If that plumber needs to return to your house regularly while you’re off at work or running errands, you may just give him a key to the door. But how do you know what he’s doing once inside? The final result may be the fix that is required, but it may also leave time for an unscrupulous person to wander through the house and see what else is going on.
This is exactly the same situation that can exist for remote support when vendors are allowed full remote access to your network. They may be there to update the HVAC system, but may also be free to access other parts of the network. The real trouble starts if that technician uses weak login credentials for that remote access connection. In our scenario, it would be like the plumber leaving the key in the front door so that anyone who walks by the house can just go on in. It would take a long time for a criminal to walk door-to-door looking for a key in a lock, but it only takes minutes for hackers to scan the Internet for unsecured remote access ports and brute-force a generic password.

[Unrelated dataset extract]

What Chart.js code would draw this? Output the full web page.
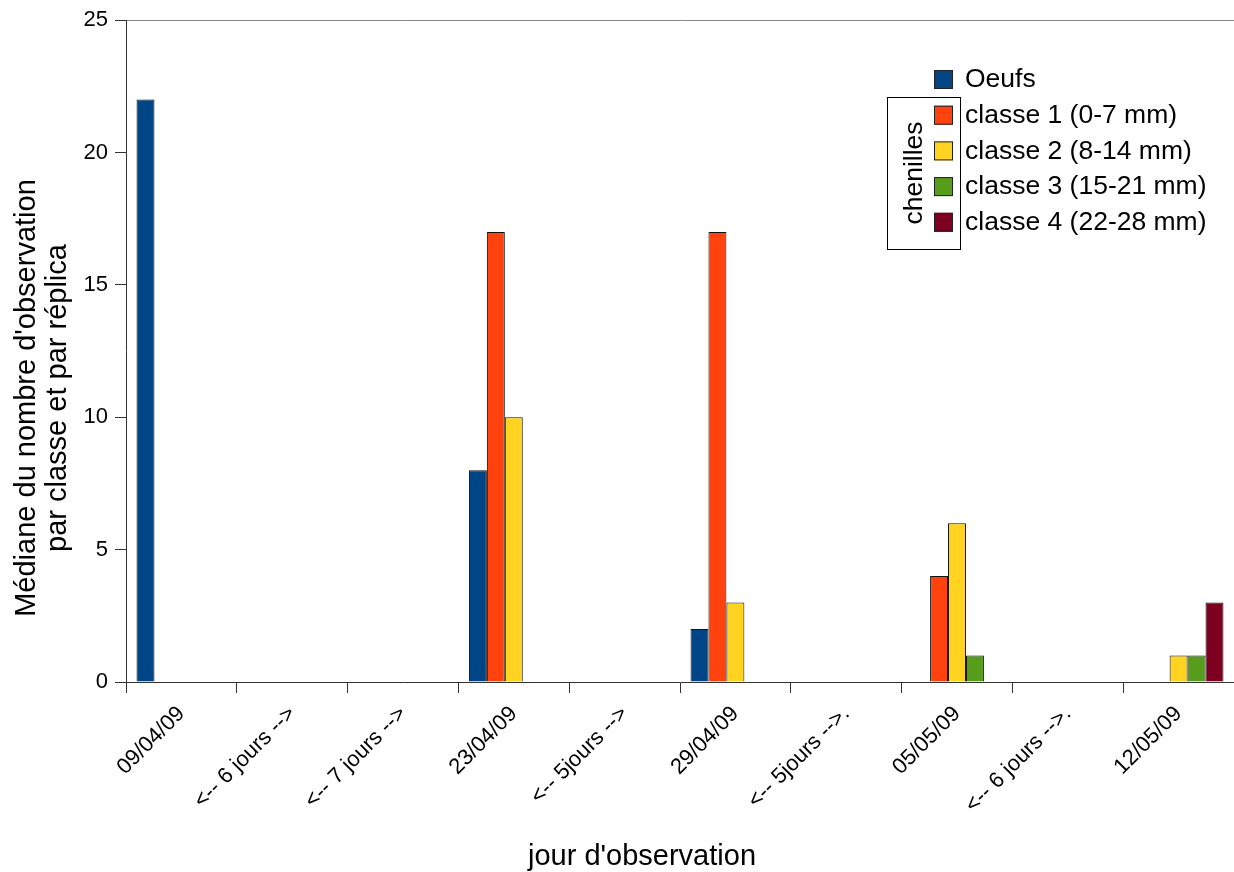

This situation can also be reversed too. For our plumber, he wants to be sure that he can prove he carried out his allotted work to the best of his ability. However, he also can benefit from showing that he only completed that work. If his job is to fix pipes under the kitchen sink and suddenly the upstairs bathroom springs a leak, how can he prove that his actions did not have an impact there?
For IT support professionals, fixing a customer’s IT problem can have the same requirement. Is there an audit trail for that fix, and how did it get completed? Is there a record of what IT support touched and when? I have seen a support rep at one outsourcing company use a video of his support call to prove that his changes were not responsible for a system failure, which enabled both sides to get to the root of the problem faster.
Trust is an important requirement for working relationships. However, it’s important to have records and proof on what took place. This protects both parties, but also flags where processes can be further improved as well.
For enterprises, it’s important to remember they ultimately bear the responsibility for any actions that third parties or outsourcing companies carry out on their behalf. It’s therefore equally important to ensure that the enterprise’s security policies are actually followed. Secondly, the enterprise has to be in control of any remote access into their network, and be able to limit and cut off that access after if no longer needed. It should also be possible to limit access to only what is required, rather than the whole network.
In our plumbing analogy, this would be like only allowing access to the kitchen rather than the whole house, as the job is only limited to that room. Even better, instead of giving the plumber a key to the front door, make him use a unique pin code that only works during certain hours of the day, along with a retina scan (two-factor authentication!). Finally the plumber can wear the equivalent of a GoPro camera to record everything he’s doing; but the video file should be automatically sent to you so he can’t tamper with it. This can be useful for both parties: the plumber has proof of the quality and accuracy of his work, while the customer can watch what he does and possibly replicate it in future.
In the IT world, capturing an audit trail and video recording of all remote support sessions can improve security for both parties and be used to skill up the internal team where needed.
As companies continue to develop their use of outsourcing providers across their IT, it is important to remember that all those involved want to do the best job possible. By considering security and remote access, enterprises and their partners can ensure that this is maintained.